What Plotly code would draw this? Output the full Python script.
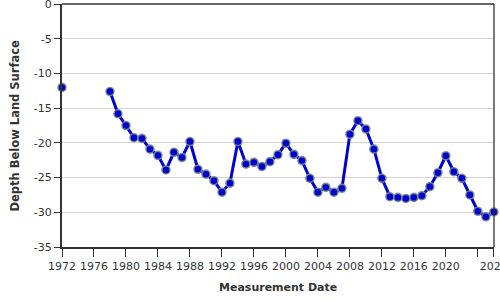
import plotly.graph_objects as go

years = [1972, 1978, 1979, 1980, 1981, 1982, 1983, 1984, 1985, 1986, 1987, 1988,
         1989, 1990, 1991, 1992, 1993, 1994, 1995, 1996, 1997, 1998, 1999, 2000,
         2001, 2002, 2003, 2004, 2005, 2006, 2007, 2008, 2009, 2010, 2011, 2012,
         2013, 2014, 2015, 2016, 2017, 2018, 2019, 2020, 2021, 2022, 2023, 2024,
         2025, 2026]
depth = [-12.0, -12.6, -15.8, -17.5, -19.25, -19.35, -20.9, -21.8, -23.9, -21.35, -22.1, -19.8,
         -23.8, -24.5, -25.45, -27.1, -25.8, -19.8, -23.05, -22.8, -23.4, -22.7, -21.7, -20.05,
         -21.65, -22.55, -25.1, -27.1, -26.4, -27.1, -26.55, -18.75, -16.8, -18.0, -20.9, -25.1,
         -27.75, -27.85, -28.0, -27.85, -27.6, -26.3, -24.3, -21.85, -24.15, -25.1, -27.5, -29.85,
         -30.65, -29.95]

x_tickvals = [1972, 1976, 1980, 1984, 1988, 1992, 1996, 2000, 2004, 2008, 2012, 2016, 2020, 2024, 2026]
x_ticktext = ["1972", "1976", "1980", "1984", "1988", "1992", "1996", "2000", "2004", "2008",
              "2012", "2016", "2020", "", "2026"]
y_tickvals = [0, -5, -10, -15, -20, -25, -30, -35]
y_ticktext = ["0", "-5", "-10", "-15", "-20", "-25", "-30", "-35"]
x_title = "Measurement Date"
y_title = "Depth Below Land Surface"

# break the line where there is a gap of more than 2 years
xs, ys = [], []
for i, (yr, d) in enumerate(zip(years, depth)):
    if i > 0 and yr - years[i - 1] > 2:
        xs.append(None)
        ys.append(None)
    xs.append(yr)
    ys.append(d)

fig = go.Figure()
fig.add_trace(go.Scatter(
    x=xs, y=ys, mode="lines+markers", connectgaps=False,
    line=dict(color="#0000d0", width=3),
    marker=dict(color="#0000d0", size=8,
                line=dict(color="rgba(120,140,140,0.85)", width=1.6)),
    hoverinfo="skip", showlegend=False, cliponaxis=False,
))

font_color = "#333333"
fig.update_layout(
    width=500, height=300,
    margin=dict(l=62, r=5.5, t=4, b=53),
    paper_bgcolor="white", plot_bgcolor="white",
    font=dict(family="DejaVu Sans", size=11, color=font_color),
    xaxis=dict(
        range=[1972, 2026.02], tickmode="array", tickvals=x_tickvals, ticktext=x_ticktext,
        showgrid=False, zeroline=False, ticklabeloverflow="allow", automargin=False,
        showline=True, linecolor=font_color, linewidth=2,
        ticks="outside", ticklen=8, tickwidth=1.3, tickcolor=font_color,
    ),
    yaxis=dict(
        range=[-35, 0.02], tickmode="array", tickvals=y_tickvals, ticktext=y_ticktext,
        showgrid=True, gridcolor="#d4d4d4", gridwidth=1, zeroline=False,
        ticklabeloverflow="allow", automargin=False,
        showline=True, linecolor=font_color, linewidth=2,
        ticks="outside", ticklen=6, tickwidth=1.3, tickcolor=font_color,
    ),
    annotations=[
        dict(text="<b>" + x_title + "</b>", xref="paper", yref="paper", x=0.5, y=0,
             xanchor="center", yanchor="middle", yshift=-40, showarrow=False,
             font=dict(size=11, color=font_color)),
        dict(text="<b>" + y_title + "</b>", xref="paper", yref="paper", x=0, y=0.5,
             xanchor="center", yanchor="middle", xshift=-48, textangle=-90, showarrow=False,
             font=dict(size=11.5, color=font_color)),
    ],
    shapes=[
        dict(type="line", xref="paper", yref="paper", x0=0, x1=1, y0=1, y1=1,
             line=dict(color=font_color, width=1.3)),
        dict(type="line", xref="paper", yref="paper", x0=1, x1=1, y0=0, y1=1,
             line=dict(color=font_color, width=1.3)),
    ],
)

fig.write_html("out.html")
......
» **WRITTEN INSTRUCTION**
Repeat the data in full and exactly. Omit pictures.

» **EXERCISE ANSWER**
What Plotly code would draw this? Output the full Python script.
import plotly.graph_objects as go

years = [1972, 1978, 1979, 1980, 1981, 1982, 1983, 1984, 1985, 1986, 1987, 1988,
         1989, 1990, 1991, 1992, 1993, 1994, 1995, 1996, 1997, 1998, 1999, 2000,
         2001, 2002, 2003, 2004, 2005, 2006, 2007, 2008, 2009, 2010, 2011, 2012,
         2013, 2014, 2015, 2016, 2017, 2018, 2019, 2020, 2021, 2022, 2023, 2024,
         2025, 2026]
depth = [-12.0, -12.6, -15.8, -17.5, -19.25, -19.35, -20.9, -21.8, -23.9, -21.35, -22.1, -19.8,
         -23.8, -24.5, -25.45, -27.1, -25.8, -19.8, -23.05, -22.8, -23.4, -22.7, -21.7, -20.05,
         -21.65, -22.55, -25.1, -27.1, -26.4, -27.1, -26.55, -18.75, -16.8, -18.0, -20.9, -25.1,
         -27.75, -27.85, -28.0, -27.85, -27.6, -26.3, -24.3, -21.85, -24.15, -25.1, -27.5, -29.85,
         -30.65, -29.95]

x_tickvals = [1972, 1976, 1980, 1984, 1988, 1992, 1996, 2000, 2004, 2008, 2012, 2016, 2020, 2024, 2026]
x_ticktext = ["1972", "1976", "1980", "1984", "1988", "1992", "1996", "2000", "2004", "2008",
              "2012", "2016", "2020", "", "2026"]
y_tickvals = [0, -5, -10, -15, -20, -25, -30, -35]
y_ticktext = ["0", "-5", "-10", "-15", "-20", "-25", "-30", "-35"]
x_title = "Measurement Date"
y_title = "Depth Below Land Surface"

# break the line where there is a gap of more than 2 years
xs, ys = [], []
for i, (yr, d) in enumerate(zip(years, depth)):
    if i > 0 and yr - years[i - 1] > 2:
        xs.append(None)
        ys.append(None)
    xs.append(yr)
    ys.append(d)

fig = go.Figure()
fig.add_trace(go.Scatter(
    x=xs, y=ys, mode="lines+markers", connectgaps=False,
    line=dict(color="#0000d0", width=3),
    marker=dict(color="#0000d0", size=8,
                line=dict(color="rgba(120,140,140,0.85)", width=1.6)),
    hoverinfo="skip", showlegend=False, cliponaxis=False,
))

font_color = "#333333"
fig.update_layout(
    width=500, height=300,
    margin=dict(l=62, r=5.5, t=4, b=53),
    paper_bgcolor="white", plot_bgcolor="white",
    font=dict(family="DejaVu Sans", size=11, color=font_color),
    xaxis=dict(
        range=[1972, 2026.02], tickmode="array", tickvals=x_tickvals, ticktext=x_ticktext,
        showgrid=False, zeroline=False, ticklabeloverflow="allow", automargin=False,
        showline=True, linecolor=font_color, linewidth=2,
        ticks="outside", ticklen=8, tickwidth=1.3, tickcolor=font_color,
    ),
    yaxis=dict(
        range=[-35, 0.02], tickmode="array", tickvals=y_tickvals, ticktext=y_ticktext,
        showgrid=True, gridcolor="#d4d4d4", gridwidth=1, zeroline=False,
        ticklabeloverflow="allow", automargin=False,
        showline=True, linecolor=font_color, linewidth=2,
        ticks="outside", ticklen=6, tickwidth=1.3, tickcolor=font_color,
    ),
    annotations=[
        dict(text="<b>" + x_title + "</b>", xref="paper", yref="paper", x=0.5, y=0,
             xanchor="center", yanchor="middle", yshift=-40, showarrow=False,
             font=dict(size=11, color=font_color)),
        dict(text="<b>" + y_title + "</b>", xref="paper", yref="paper", x=0, y=0.5,
             xanchor="center", yanchor="middle", xshift=-48, textangle=-90, showarrow=False,
             font=dict(size=11.5, color=font_color)),
    ],
    shapes=[
        dict(type="line", xref="paper", yref="paper", x0=0, x1=1, y0=1, y1=1,
             line=dict(color=font_color, width=1.3)),
        dict(type="line", xref="paper", yref="paper", x0=1, x1=1, y0=0, y1=1,
             line=dict(color=font_color, width=1.3)),
    ],
)

fig.write_html("out.html")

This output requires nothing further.